In plaats van automatisch werk over te nemen, kun je vaker vragen stellen. Wat heb jij nodig om dit zelf op te pakken? Hoe kan ik je kort op weg helpen zonder het voor je te doen? Zo blijf je behulpzaam zonder jezelf voorbij te lopen. Grenzen aangeven is geen egoïsme, het is een voorwaarde om duurzaam inzetbaar te blijven.
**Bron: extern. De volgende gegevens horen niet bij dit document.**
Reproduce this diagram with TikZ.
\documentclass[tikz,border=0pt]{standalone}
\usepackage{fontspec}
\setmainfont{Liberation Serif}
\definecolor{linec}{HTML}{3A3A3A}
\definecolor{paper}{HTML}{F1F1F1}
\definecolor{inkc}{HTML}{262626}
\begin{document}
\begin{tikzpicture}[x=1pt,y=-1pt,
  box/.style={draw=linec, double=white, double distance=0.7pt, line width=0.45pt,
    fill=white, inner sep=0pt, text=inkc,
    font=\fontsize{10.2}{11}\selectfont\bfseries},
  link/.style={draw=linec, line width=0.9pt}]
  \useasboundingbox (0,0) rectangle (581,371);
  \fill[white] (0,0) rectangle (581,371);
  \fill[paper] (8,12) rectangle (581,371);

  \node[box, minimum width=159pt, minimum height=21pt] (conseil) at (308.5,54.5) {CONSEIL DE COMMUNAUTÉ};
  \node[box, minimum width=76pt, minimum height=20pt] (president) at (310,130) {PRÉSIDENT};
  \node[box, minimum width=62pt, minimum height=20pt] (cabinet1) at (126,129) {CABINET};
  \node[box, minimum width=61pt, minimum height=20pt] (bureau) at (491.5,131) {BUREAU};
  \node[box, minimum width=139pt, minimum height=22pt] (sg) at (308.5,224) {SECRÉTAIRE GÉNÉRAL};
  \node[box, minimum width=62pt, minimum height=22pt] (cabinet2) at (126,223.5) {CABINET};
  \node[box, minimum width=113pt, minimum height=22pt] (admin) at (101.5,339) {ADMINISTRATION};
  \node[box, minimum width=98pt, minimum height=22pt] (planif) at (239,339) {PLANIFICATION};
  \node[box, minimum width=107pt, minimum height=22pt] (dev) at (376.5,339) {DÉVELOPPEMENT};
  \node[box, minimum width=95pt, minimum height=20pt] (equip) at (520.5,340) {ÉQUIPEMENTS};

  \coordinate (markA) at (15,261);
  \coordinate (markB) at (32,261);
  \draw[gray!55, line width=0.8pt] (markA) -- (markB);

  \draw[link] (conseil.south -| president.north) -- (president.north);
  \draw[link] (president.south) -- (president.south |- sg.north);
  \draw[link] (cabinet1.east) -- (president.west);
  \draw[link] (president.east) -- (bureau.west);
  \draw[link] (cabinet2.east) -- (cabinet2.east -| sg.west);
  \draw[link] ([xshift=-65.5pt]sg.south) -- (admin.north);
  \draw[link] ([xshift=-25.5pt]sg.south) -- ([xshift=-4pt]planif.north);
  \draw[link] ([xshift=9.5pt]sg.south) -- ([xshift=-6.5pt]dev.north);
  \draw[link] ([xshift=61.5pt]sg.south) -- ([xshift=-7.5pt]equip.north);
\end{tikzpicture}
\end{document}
Als jij samenwerkt met een redder
Werk je met iemand die altijd klaarstaat, overal inspringt en zichtbaar uitgeput raakt? Ga het gesprek aan vanuit waardering. Benoem wat je waardeert in de betrokkenheid en leg vervolgens uit wat je ziet gebeuren in werkdruk en taakverdeling. Veel redders hebben niet door hoe groot hun rol is in het patroon.
Maak samen afspraken. Welke taken horen echt bij wie? Wanneer is hulp gewenst en wanneer niet? Hoe zorgen jullie dat iedereen verantwoordelijkheid neemt voor het eigen werk? Heldere kaders maken het voor de redder makkelijker om los te laten en voor het team om meer eigenaarschap te tonen.
De link met duurzame inzetbaarheid
Het redderssyndroom raakt direct aan duurzame inzetbaarheid. Het gaat over grenzen, mentale veerkracht, gezonde werkdruk en eigenaarschap over je eigen loopbaan. Wie structureel redt, brandt sneller op. Wie leert om bewust te helpen en eigen grenzen te bewaken, kan langer met energie en plezier blijven werken.
Daarom is het belangrijk dat organisaties ruimte maken voor gesprekken over gedrag, rolzuiverheid en belasting. Niet pas als iemand uitvalt, maar al in een vroeg stadium. Duurzame inzetbaarheid begint bij bewustwording: zien wat er gebeurt in het team, en erkennen dat goed willen doen soms omslaat in te veel doen.